At home they had everything ready for their son, a lovely bedroom in soft colours and toys, everything a child could wish for. But the little boy had no interest in toys, and they could now understand he had probably never seen one in his life. Again, when one day they put him in his car seat and tried to strap him he began screaming violently and was in such a state of panic they had to abandon the idea! It took quite some time for him to accept to be strapped to his seat and they wondered what might have been done to him in his early days for him to have such a terrified reaction.
After a few years I saw him and gone was the little Eastern Europe boy with a frightened look who at 18 months old could not articulate a single word. In his place was this handsome, well cared for, bright child who was clearly the light of his parents’ life – and one could see they were a happy family.

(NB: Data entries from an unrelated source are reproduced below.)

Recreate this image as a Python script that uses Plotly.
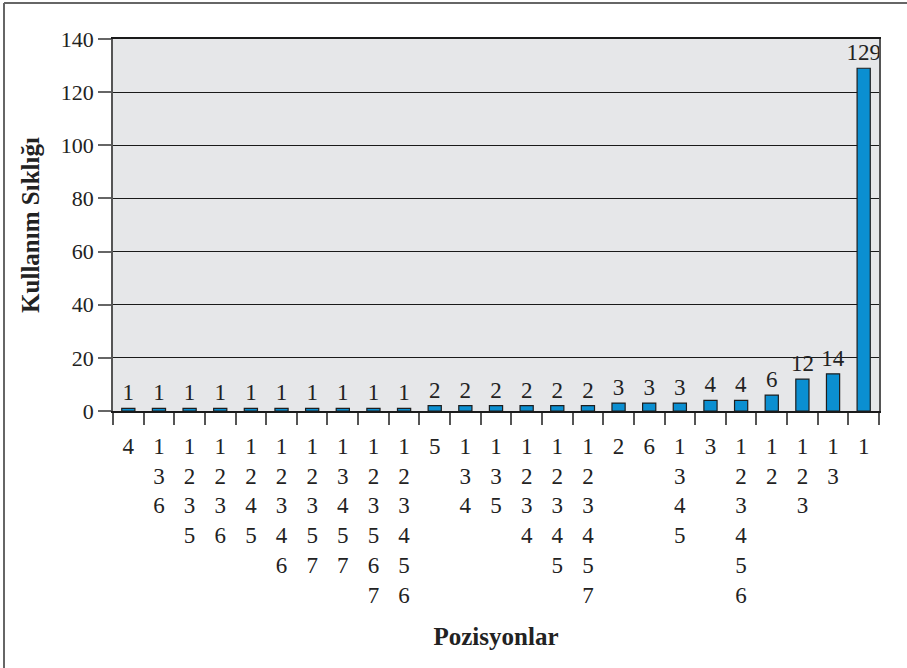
import plotly.graph_objects as go

positions = ["4", "1 3 6", "1 2 3 5", "1 2 3 6", "1 2 4 5", "1 2 3 4 6",
             "1 2 3 5 7", "1 3 4 5 7", "1 2 3 5 6 7", "1 2 3 4 5 6",
             "5", "1 3 4", "1 3 5", "1 2 3 4", "1 2 3 4 5", "1 2 3 4 5 7",
             "2", "6", "1 3 4 5", "3", "1 2 3 4 5 6 ", "1 2", "1 2 3", "1 3", "1"]
usage = [1, 1, 1, 1, 1, 1, 1, 1, 1, 1,
         2, 2, 2, 2, 2, 2,
         3, 3, 3, 4, 4, 6, 12, 14, 129]
y_ticks = [0, 20, 40, 60, 80, 100, 120, 140]

tick_text = ["<br>".join(p.split()) for p in positions]

FONT = "Liberation Serif"
W, H = 907, 668
L, R, T, B = 113, 28, 39, 257

fig = go.Figure()
fig.add_trace(go.Bar(
    x=positions, y=usage,
    marker=dict(color="#0b8fd1", line=dict(color="#1e1e1e", width=1.2)),
    text=[str(v) for v in usage], textposition="outside",
    textfont=dict(family=FONT, size=23, color="#222222"),
    constraintext="none",
    cliponaxis=False,
))

pw = W - L - R
ph = H - T - B
def px(x):
    return (x - L) / pw
def py(y):
    return (H - B - y) / ph

fig.update_layout(
    width=W, height=H,
    margin=dict(l=L, r=R, t=T, b=B),
    paper_bgcolor="white", plot_bgcolor="#e6e7e9",
    bargap=0.57, showlegend=False,
    font=dict(family=FONT, size=22, color="#222222"),
    xaxis=dict(
        type="category", tickmode="array", tickvals=positions, ticktext=tick_text,
        tickson="boundaries", ticks="outside", ticklen=12, tickcolor="#555555",
        tickwidth=1.5, showgrid=False, showline=True, linecolor="#1a1a1a",
        linewidth=2, mirror=True, tickangle=0, ticklabelstandoff=13,
        tickfont=dict(family=FONT, size=23, color="#222222"),
        title=dict(text="<b>Pozisyonlar</b>", font=dict(family=FONT, size=25, color="#222222"),
                   standoff=20),
        automargin=False,
    ),
    yaxis=dict(
        range=[0, 140], tickmode="array", tickvals=y_ticks,
        ticks="outside", ticklen=13, tickcolor="#666666", tickwidth=1.5,
        showgrid=True, gridcolor="#1a1a1a", gridwidth=1,
        showline=True, linecolor="#555555", linewidth=1.5, mirror=True,
        zeroline=False,
        tickfont=dict(family=FONT, size=22, color="#222222"),
        title=dict(text="<b>Kullanım Sıklığı</b>", font=dict(family=FONT, size=25, color="#222222"),
                   standoff=14),
        automargin=False,
    ),
    shapes=[
        dict(type="line", xref="paper", yref="paper", x0=px(4), x1=px(4), y0=py(3), y1=py(H),
             line=dict(color="#666666", width=2)),
        dict(type="line", xref="paper", yref="paper", x0=px(4), x1=px(W), y0=py(3), y1=py(3),
             line=dict(color="#666666", width=2)),
    ],
)

fig.write_html("out.html", config={"displayModeBar": False},
               post_script="document.body.style.margin='0';")
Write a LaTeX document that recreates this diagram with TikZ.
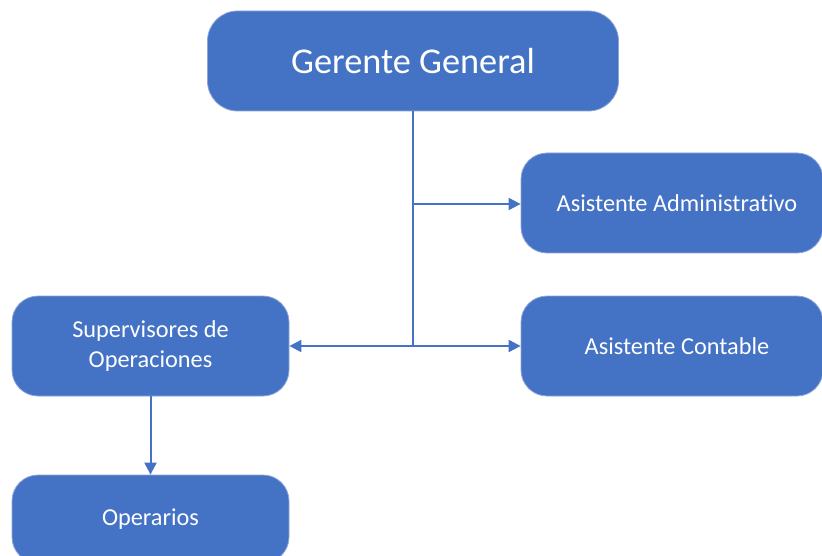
\documentclass[tikz,border=0pt]{standalone}
\usepackage{fontspec}
\setmainfont{Carlito}[Ligatures={NoCommon}]
\usetikzlibrary{arrows.meta}
\definecolor{boxblue}{HTML}{4472C4}
\definecolor{boxedge}{HTML}{8EA6D6}
\tikzset{
  orgbox/.style={draw=boxedge, line width=0.8pt, fill=boxblue, rounded corners=26pt, text=white, align=center, inner sep=0pt},
  conn/.style={draw=boxblue, line width=2pt},
  arr/.style={conn, -{Triangle[length=12pt,width=12pt]}}
}
\begin{document}
\begin{tikzpicture}[x=1pt,y=-1pt]
\useasboundingbox (0,0) rectangle (822,556);
\clip (0,0) rectangle (822,556);
\node[orgbox, rounded corners=30pt, minimum width=411pt, minimum height=100pt, font=\fontsize{36.3}{40}\selectfont] (gg) at (413,61) {Gerente General};
\node[orgbox, minimum width=302pt, minimum height=100pt, font=\fontsize{24.3}{28}\selectfont] (aa) at (672,203) {\hspace*{10pt}Asistente Administrativo};
\node[orgbox, minimum width=302pt, minimum height=100pt, font=\fontsize{24.3}{28}\selectfont] (ac) at (672,346) {\hspace*{10pt}Asistente Contable};
\node[orgbox, minimum width=277pt, minimum height=100pt, font=\fontsize{24.3}{30}\selectfont] (so) at (150.5,346) {Supervisores de\\Operaciones};
\node[orgbox, minimum width=277pt, minimum height=88pt, font=\fontsize{24.3}{28}\selectfont] (op) at (150.5,519) {Operarios};
\coordinate (j1) at (413,204);
\coordinate (j2) at (413,346);
\draw[conn] (gg.south) -- (j2);
\draw[arr] (j1) -- (aa.west |- j1);
\draw[arr] (j2) -- (ac.west);
\draw[arr] (j2) -- (so.east);
\draw[arr] (so.south) -- (op.north);
\end{tikzpicture}
\end{document}
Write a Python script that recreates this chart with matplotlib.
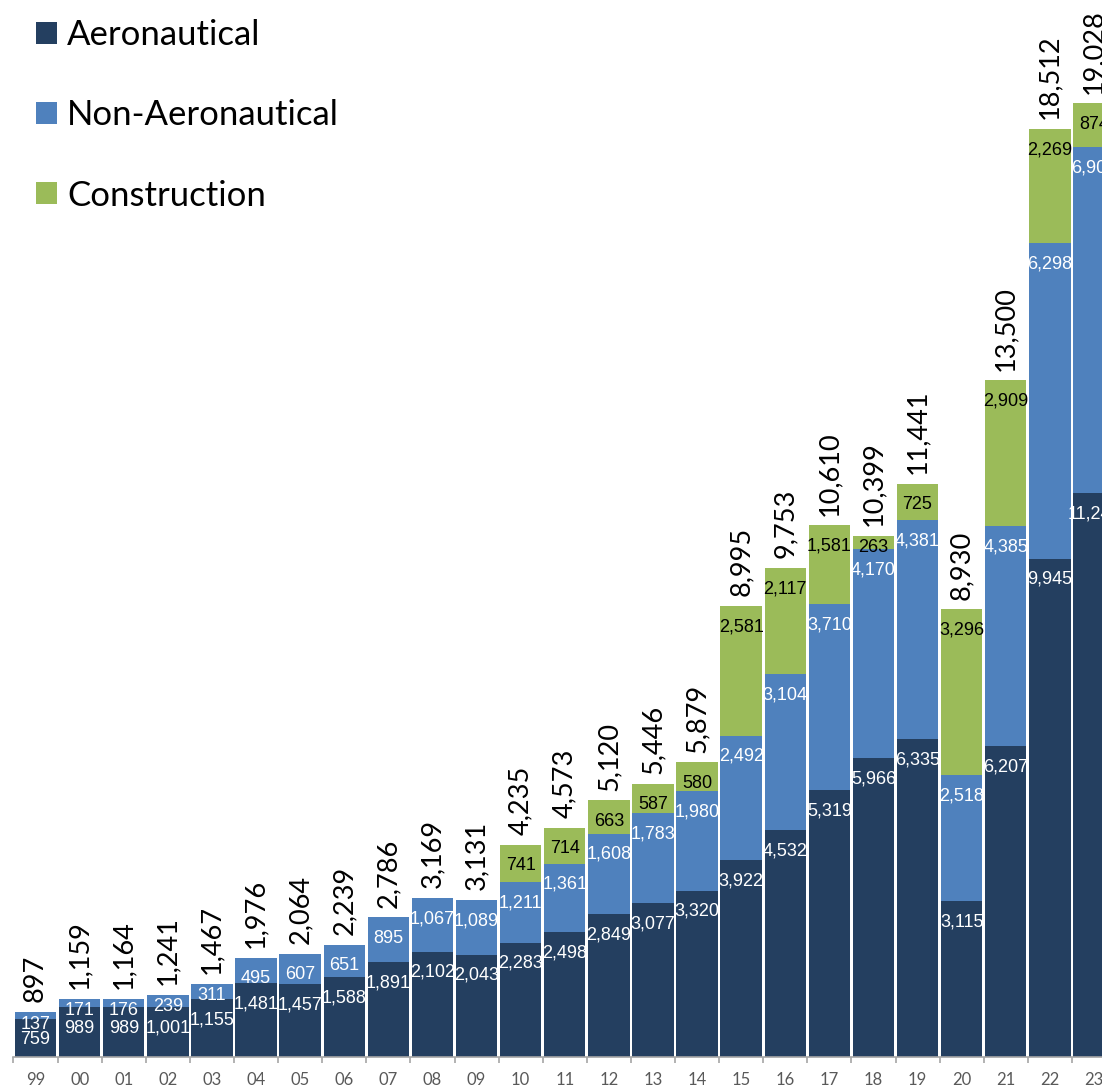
import matplotlib
matplotlib.use('Agg')
import matplotlib.pyplot as plt
import numpy as np

# fiscal years (two-digit)
years = ['99', '00', '01', '02', '03', '04', '05', '06', '07', '08', '09', '10',
         '11', '12', '13', '14', '15', '16', '17', '18', '19', '20', '21', '22', '23']
aero = [759, 989, 989, 1001, 1155, 1481, 1457, 1588, 1891, 2102, 2043, 2283,
        2498, 2849, 3077, 3320, 3922, 4532, 5319, 5966, 6335, 3115, 6207, 9945, 11248]
non_aero = [137, 171, 176, 239, 311, 495, 607, 651, 895, 1067, 1089, 1211,
            1361, 1608, 1783, 1980, 2492, 3104, 3710, 4170, 4381, 2518, 4385, 6298, 6906]
construction = [0, 0, 0, 0, 0, 0, 0, 0, 0, 0, 0, 741,
                714, 663, 587, 580, 2581, 2117, 1581, 263, 725, 3296, 2909, 2269, 874]
totals = [897, 1159, 1164, 1241, 1467, 1976, 2064, 2239, 2786, 3169, 3131, 4235,
          4573, 5120, 5446, 5879, 8995, 9753, 10610, 10399, 11441, 8930, 13500, 18512, 19028]

series = [('Aeronautical', aero, '#243F60', 'white'),
          ('Non-Aeronautical', non_aero, '#4F81BD', 'white'),
          ('Construction', construction, '#9BBB59', 'black')]

main_font = ['Lato', 'DejaVu Sans']
narrow_font = ['Liberation Sans Narrow', 'Liberation Sans', 'DejaVu Sans']

fig = plt.figure(figsize=(11.02, 10.91), dpi=100)
# axes runs slightly past the right edge, like the cropped original
ax = fig.add_axes([13.5 / 1102, 34 / 1091, 25 * 44.1 / 1102, 1057 / 1091])

x = np.arange(len(years))
ax.set_xlim(-0.5, len(years) - 0.5)
ax.set_ylim(0, 21090)

bottom = np.zeros(len(years))
for name, vals, color, txt_color in series:
    vals = np.array(vals)
    ax.bar(x, vals, width=0.94, bottom=bottom, color=color, label=name, linewidth=0)
    tops = bottom + vals
    for i in range(len(years)):
        if vals[i] == 0:
            continue
        # height of the segment in pixels
        h_px = ax.transData.transform((0, vals[i]))[1] - ax.transData.transform((0, 0))[1]
        off = 15 if h_px >= 22 else 8.6
        ax.annotate(f'{vals[i]:,}', (x[i], tops[i]), xytext=(0, -off),
                    textcoords='offset points', ha='center', va='center',
                    color=txt_color, fontsize=13, family=narrow_font, clip_on=False)
    bottom = tops

# totals above each bar
for i in range(len(years)):
    ax.annotate(f'{totals[i]:,}', (x[i], bottom[i]), xytext=(0, 7),
                textcoords='offset points', ha='center', va='bottom', rotation=90,
                fontsize=19.5, family=main_font, color='black')

for s in ['top', 'right', 'left']:
    ax.spines[s].set_visible(False)
ax.spines['bottom'].set_color('#A6A6A6')
ax.spines['bottom'].set_linewidth(1.2)
ax.set_yticks([])

ax.set_xticks(x)
ax.set_xticklabels(years, family=main_font, fontsize=12, color='#595959')
ax.tick_params(axis='x', which='major', length=0, pad=11)
ax.set_xticks(np.arange(-0.5, len(years), 1), minor=True)
ax.tick_params(axis='x', which='minor', length=4, color='#A6A6A6', width=1.2)

fig.legend(loc='upper left', bbox_to_anchor=(36 / 1102, 1 - 19 / 1091), frameon=False,
           prop={'family': main_font, 'size': 25}, handlelength=0.6, handleheight=0.6,
           handletextpad=0.3, labelspacing=1.39, borderpad=0, borderaxespad=0)

fig.savefig('out.png', dpi=100)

Last week I met his mother in Madrid – we hadn’t seen each other for years, the last time having been when I had travelled with my own boys to Madrid when they were about eight and four I think – and my younger boy and their son were about the same age so they had played together. It was a joy when we saw each other and we immediately produced our iPhones with photos of our children. And when I saw the photo of a handsome, tall, confident young man, I could not help but think that this child was given the opportunity for a whole new life. Even if he has a very comfortable life with his parents, and will have every opportunity to take a degree and have a bright future, I’m certain the most important part of it all is the love his parents have for him. As we say in Portugal (a very old saying, certainly from pre-epidural times when childbirth was associated with terrible pain): “You give birth to a child in pain, but you raise him – or her – it with love”. Adopted children are not children of our body, but children of our heart.
And as my mind again wonders to the controversial subject of surrogate motherhood and I wonder how to explain to a child that he (or she) in reality has two mothers: the biological, whose DNA he has inherited, and the other one, who has carried him in her womb during nine months and whose heartbeat he heard during all that time? That he might never see again but who might also be (as in high profile cases) his own biological grandmother?! This must be somewhat confusing – to say the least.
And, as much as I think the human race has to move forward and technology is essential to help us overcome so many hardships, I feel that, before embarking in such complicated paths such as that of surrogate motherhood, people should perhaps think of all the motherless and fatherless children living in terrible conditions and without any expectations, just waiting for someone to love them and give them a family. And when I’m told that people have the right to have “their own” child, one who looks like them, I tell that that my dear boys whom I gave birth to, do not resemble me at all. They could well be adopted, for what little resemblance they bear to me. And I’m certain that, had they been adopted, I would love them exactly the same, with the same unconditional love. Because our children may be of our body or of our heart – but in our heart they will remain after they come into our lives, one way or the other. Forever.